Figure 1: Normalized yearly kernel entropy evolution from 1800 to 2009 of seven Google Books corpora: British English, American English, French, German, Italian, Spanish and Russian.
We observe that even if all the seven language have different patterns and inflection points, they tend generally to show an effect of negentropy with increasing years. We note that most languages have a crosspoint in 1905, except for the Russian language, showing variations particularly from 1920 to 1930. We present in Figure 2 the kernel entropy evolution for each language in comparison to the corpus size.
Figure 2: Yearly kernel entropy evolution and size evolution from 1800 to 2009 of seven Google Books corpora: British English, American English, French, German, Italian, Spanish and Russian.

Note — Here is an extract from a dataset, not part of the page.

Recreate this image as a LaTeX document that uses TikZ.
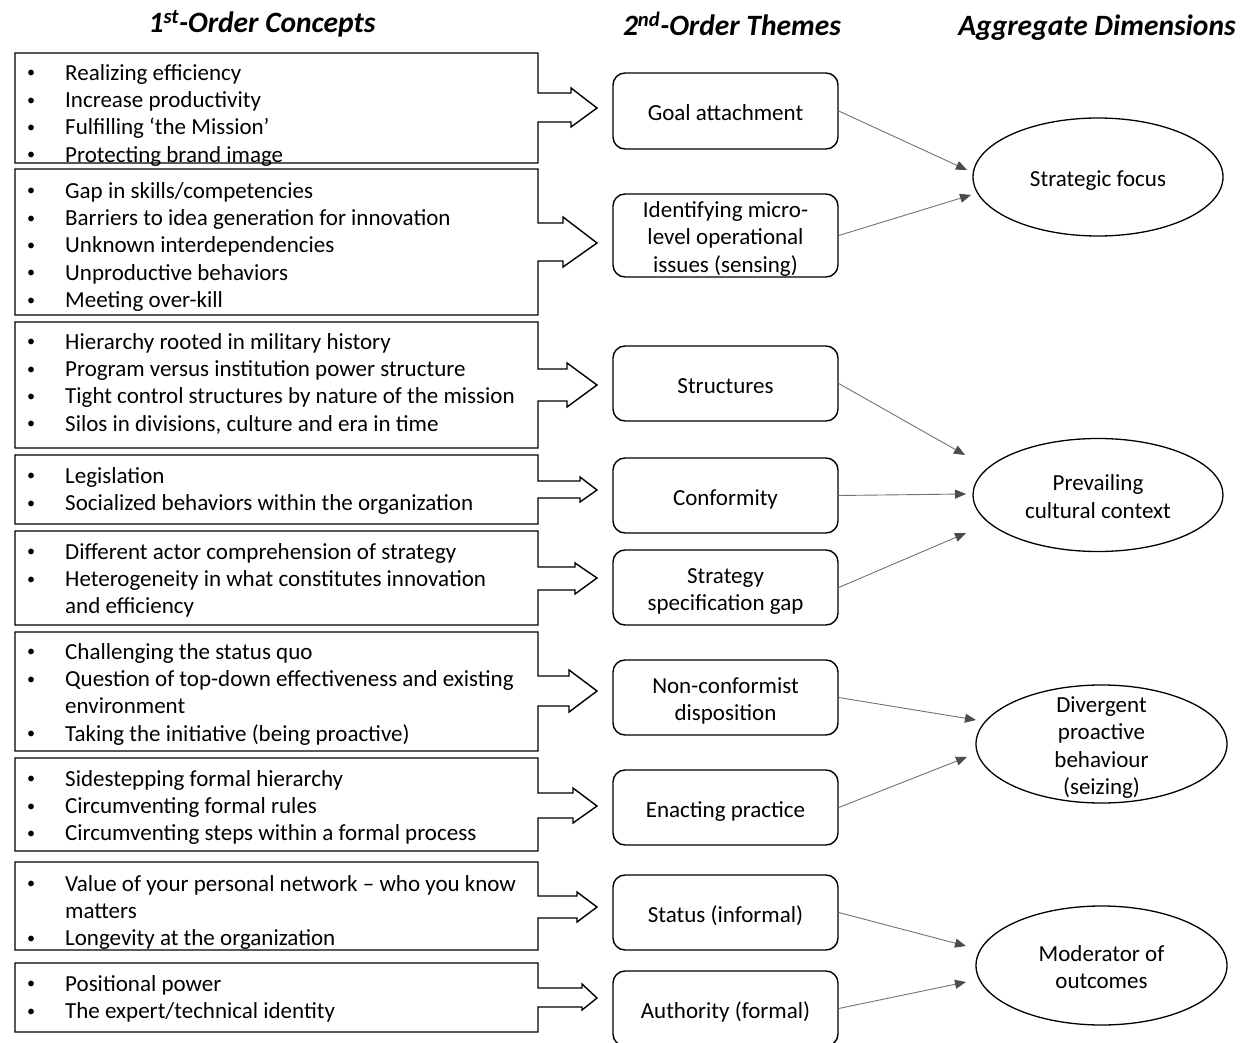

Google Books corpora may experience sudden changes in composition depending on the year. For example, the addition of scientific literature and medical journals (Pechenick et al., 2015). In this case, the words kernel distribution, even if it is robust because composed of the most stable words, can change for a year which is subject to a change of composition of the corpus. However, this effect is still reduced because the words appearing and disappearing during this transition phase are not taken into account. We observe that the entropy of the kernel seems not to be affected by the size variations of corpora and when it appear to be affected, the direction of variation is unpredictable.
The British English and American English are the least affected languages by the negentropic effect. Their kernel entropy increases over time until 1960 (British English) and 1940 (American English). However, American English kernel entropy decrease quickly from 1940 to 1985. We observe that the obtained curve for the French language is similar to the one corresponding to the study of language evolution through 200 years of newspapers written in French despite a different kernel size (Buntinx et al. 2017).
Interesting inflection points are detected and should be poignant to specialists of the targeted language. We present in
Figure 3 the number of words in the kernel and inflections points for the seven languages.
Figure 3: Number of words in the kernel and kernel entropy inflection points for the seven Google Books corpora: British English, American English, French, German, Italian, Spanish and Russian.
Furthermore, it is possible to show the languages proximity in terms of kernel entropy evolution behavior through the determination of a distance based on kernel entropy correlations. A projection of the resulting matrix distance using PCA is presented in Figure 4.
We observe that British English and American English are represented together to the left of the plan because they have a relative opposite pattern with respect to other languages. Russian is also particular because of the brutal effect of the negentropy observed between around 1920 and the sudden increase at the end of the 1980s. The last four languages, French, Spanish, German and Italian share a more similar behavior and are represented in the right-bottom part of the plan.
Although much more in-depth investigation must be done, it is reasonable to make the hypothesis of different internal and external factors for explaining these various patterns. The Russian case clearly invites to investigate correlations between linguistic policies during the Sovietic period and their actual effects of the Russian language.
The similarity between French, German, Italian and Spanish pushes in the direction for similar processes of standardization, potentially due to linguistic convergence at national levels suppressing some regional particularities. In contrast, American and British English evolution is likely to be explained through the particular histories of the respective English-speaking populations and their relation to the rest of world. The progressive rise of English as a global language, spoken and written by many non-native speakers, is certainly playing a role in the shaping these particular curves.
Figure 4: PCA projection of distance matrix using kernel entropy correlation-based distance for Google Books corpora: British English, US English, French, German, Italian, Spanish and Russian.